You guys!!!!! I bought the shoes!!! And, not just two pairs! Three!!! (If this makes no sense to you whatsoever, check out yesterday’s post.)
So, after I wrote yesterday, me and Little Bit (who is one inch taller than me, how does THAT happen?) set off on a shoe-finding-adventure. The first store had a couple I kind of liked, but the wrong sizes. The second store had absolutely nothing in my style. And, whoa, baby, in the third store, I struck it rich!!
I spied a pink pair of little tennis shoes. I don’t know if you know this, but I LOVE pink. Like, I have three pink rooms in my house kind of love. I tried them on. I LOVED them, Little Bit LOVED them. The box went into the start of a pile. A PILE. Like, for ME.
Now, I know what you may be thinking, “Geez lady, it’s just shoes, not anything very exciting.” But, to me, this is everything.
Under the pink shoes, wayyyyyy down on the bottom shelf, under something, was a black shoe. Immediately my interest was piqued. I picked it up. Oh my gosh, seriously? Can you instantly fall in love with a pair of shoes????? They were in my size, but the box, it was pretty battered up. It was taped back together and looked rather rough. I tried them on. Still concerned that maybe they were a return, I asked a sales person. Not a return. That box went into the pile.
Down the row we went. Ok, I LOVE flowers, wildflowers in particular- it’s a long story, I’ll tell you later. Suddenly, I saw them! These amazing embossed-with-flowers gems! I tried them on!! They are beautiful and are something I totally had in mind, before I walked in! Seriously? What are the chances that after striking out in two shoes stores, I would walk into the next one and in a single row, find my bestest color AND two others that made me want to jump up and down and clap my hands, IN MY SIZE?
Miracles, my friends. They show up, unannounced sometimes, and offer up a basket of “told you you could do this. Told you you were allowed and worthy and meant for really great things. Even great things like shoes.”

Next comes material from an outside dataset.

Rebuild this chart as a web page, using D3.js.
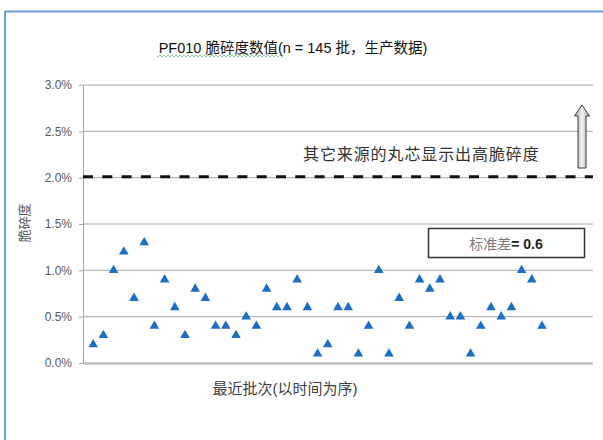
<!DOCTYPE html>
<html>
<head>
<meta charset="utf-8">
<script src="https://cdn.jsdelivr.net/npm/d3@7"></script>
<style>
  html, body { margin: 0; padding: 0; background: #fff; }
  svg text { font-family: "Liberation Sans", Arial, "Noto Sans CJK SC", sans-serif; }
</style>
</head>
<body>
<svg id="chart" width="603" height="440"></svg>
<script>
// ---- data ----
const batchValues = [0.2,0.3,1.0,1.2,0.7,1.3,0.4,0.9,0.6,0.3,0.8,0.7,0.4,0.4,0.3,0.5,0.4,0.8,0.6,0.6,0.9,0.6,0.1,0.2,0.6,0.6,0.1,0.4,1.0,0.1,0.7,0.4,0.9,0.8,0.9,0.5,0.5,0.1,0.4,0.6,0.5,0.6,1.0,0.9,0.4];
const yTicks = [0, 0.5, 1.0, 1.5, 2.0, 2.5, 3.0];
const thresholdValue = [2.0];
const titleText = "PF010 脆碎度数值(n = 145 批，生产数据)";
const xLabel = "最近批次(以时间为序)";
const yLabel = "脆碎度";
const noteText = "其它来源的丸芯显示出高脆碎度";
const sdLabel = "标准差";
const sdValue = "= 0.6";

// ---- layout ----
const svg = d3.select("#chart");
const plotLeft = 83, plotRight = 593, plotTop = 85, plotBottom = 363;

const x = d3.scaleLinear().domain([0, 50]).range([plotLeft, plotRight]);
const y = d3.scaleLinear().domain([0, 3]).range([plotBottom, plotTop]);

// outer frame (blue)
svg.append("path")
  .attr("d", `M5,440 L5,11.5 L603,11.5`)
  .attr("fill", "none").attr("stroke", "#6c9fd6").attr("stroke-width", 2);

// title
svg.append("text").attr("x", 293).attr("y", 53).attr("text-anchor", "middle")
  .attr("font-size", 14.5).attr("fill", "#111").text(titleText);
// spell-check squiggle under first part of title
{
  let d = "M157,56";
  for (let i = 157; i < 283; i += 2) d += ` L${i + 1},${(i % 4 === 1) ? 57 : 55} L${i + 2},56`;
  svg.append("path").attr("d", d).attr("fill", "none").attr("stroke", "#7cc07c").attr("stroke-width", 0.8);
}

// gridlines (skip 0 which is axis)
svg.append("g").selectAll("line").data(yTicks.filter(t => t > 0)).join("line")
  .attr("x1", plotLeft).attr("x2", plotRight)
  .attr("y1", d => y(d)).attr("y2", d => y(d))
  .attr("stroke", "#a6a6a6").attr("stroke-width", 1);

// y axis
const yAxis = d3.axisLeft(y).tickValues(yTicks).tickSize(4).tickSizeOuter(0)
  .tickFormat(d => d.toFixed(1) + "%");
const gy = svg.append("g").attr("transform", `translate(${plotLeft},0)`).call(yAxis);
gy.select(".domain").attr("stroke", "#a6a6a6");
gy.selectAll(".tick line").attr("stroke", "#a6a6a6");
gy.selectAll(".tick text").attr("font-size", 12).attr("fill", "#595959")
  .attr("x", -11).attr("font-family", "\"Liberation Sans\", Arial, sans-serif");

// x axis baseline
svg.append("line").attr("x1", plotLeft).attr("x2", plotRight)
  .attr("y1", y(0) + 0.5).attr("y2", y(0) + 0.5)
  .attr("stroke", "#bfbfbf").attr("stroke-width", 2.5);

// threshold dashed line
svg.append("g").selectAll("line").data(thresholdValue).join("line")
  .attr("x1", plotLeft).attr("x2", plotRight)
  .attr("y1", d => y(d) - 1).attr("y2", d => y(d) - 1)
  .attr("stroke", "#111").attr("stroke-width", 3)
  .attr("stroke-dasharray", "10,9.3");

// note text
svg.append("text").attr("x", 303).attr("y", 160)
  .attr("font-size", 16).attr("letter-spacing", 0.9).attr("fill", "#333")
  .text(noteText);

// arrow with gradient
const defs = svg.append("defs");
const grad = defs.append("linearGradient").attr("id", "arrowGrad")
  .attr("x1", "0%").attr("x2", "100%").attr("y1", "0%").attr("y2", "0%");
grad.append("stop").attr("offset", "0%").attr("stop-color", "#9a9a9a");
grad.append("stop").attr("offset", "50%").attr("stop-color", "#f4f4f4");
grad.append("stop").attr("offset", "100%").attr("stop-color", "#9a9a9a");
svg.append("path")
  .attr("d", "M578,168 L578,116 L574.5,116 L582,105 L589.5,116 L586,116 L586,168 Z")
  .attr("fill", "url(#arrowGrad)").attr("stroke", "#3a3a3a").attr("stroke-width", 1);

// std dev box
svg.append("rect").attr("x", 428.5).attr("y", 228.5).attr("width", 156).attr("height", 29)
  .attr("fill", "#fff").attr("stroke", "#333").attr("stroke-width", 1.5);
const sd = svg.append("text").attr("x", 506).attr("y", 249).attr("text-anchor", "middle")
  .attr("font-size", 14);
sd.append("tspan").attr("fill", "#7a7a7a").text(sdLabel);
sd.append("tspan").attr("fill", "#222").attr("font-weight", "bold").text(sdValue);

// points
svg.append("g").selectAll("path").data(batchValues).join("path")
  .attr("transform", (d, i) => `translate(${x(i + 1)},${y(d)})`)
  .attr("d", d3.symbol(d3.symbolTriangle, 40))
  .attr("fill", "#1b6ec2");

// x label
svg.append("text").attr("x", 285).attr("y", 394).attr("text-anchor", "middle")
  .attr("font-size", 15).attr("fill", "#404040").text(xLabel);

// y label
svg.append("text").attr("transform", "translate(29,223) rotate(-90)")
  .attr("text-anchor", "middle").attr("font-size", 13).attr("fill", "#595959").text(yLabel);
</script>
</body>
</html>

Life experiences can stumble all over us sometimes. They can bruise us up and pull the rug out from under our innate trueness and ability to honor our complete and total selves. I’m pretty sure I am not alone in this notion. For instance, there was a point in my life that I went through some pretty yucky things, like they happened TO me. Someone at that time told me I deserved those things. And, that stuck. For approximately thirty years…. believing I deserved horrible things was pretty darn heavy. The run off from that statement alone, presented ripples in my self confidence and self esteem for longer than I can even explain. It affected everything, even my ability to trust my own gut…
But, here’s the thing. We may believe what we believe until we don’t. Best I can tell, we are all healing from somethin’. Perhaps big, perhaps small. Probably not the same thing from the same time, but that’s a-ok. I figure, we are all in each other’s life for a reason. Whether we have been friends for years, are newly aquainted, or if you are brand new to this site. Being a work in progress can be a glorious, beautiful thing.
Which leads me back to yesterday’s post. Most of my life, I thought I was only deserving of one pair of shoes, even if they hurt my feet, and even if they were totally worn out. How flawed is that? No one deserves bad things or blisters, including me.
Thanks for being here! See you tomorrow!
PS I’ve never even owned shoes like these before!! Woo hoo!!!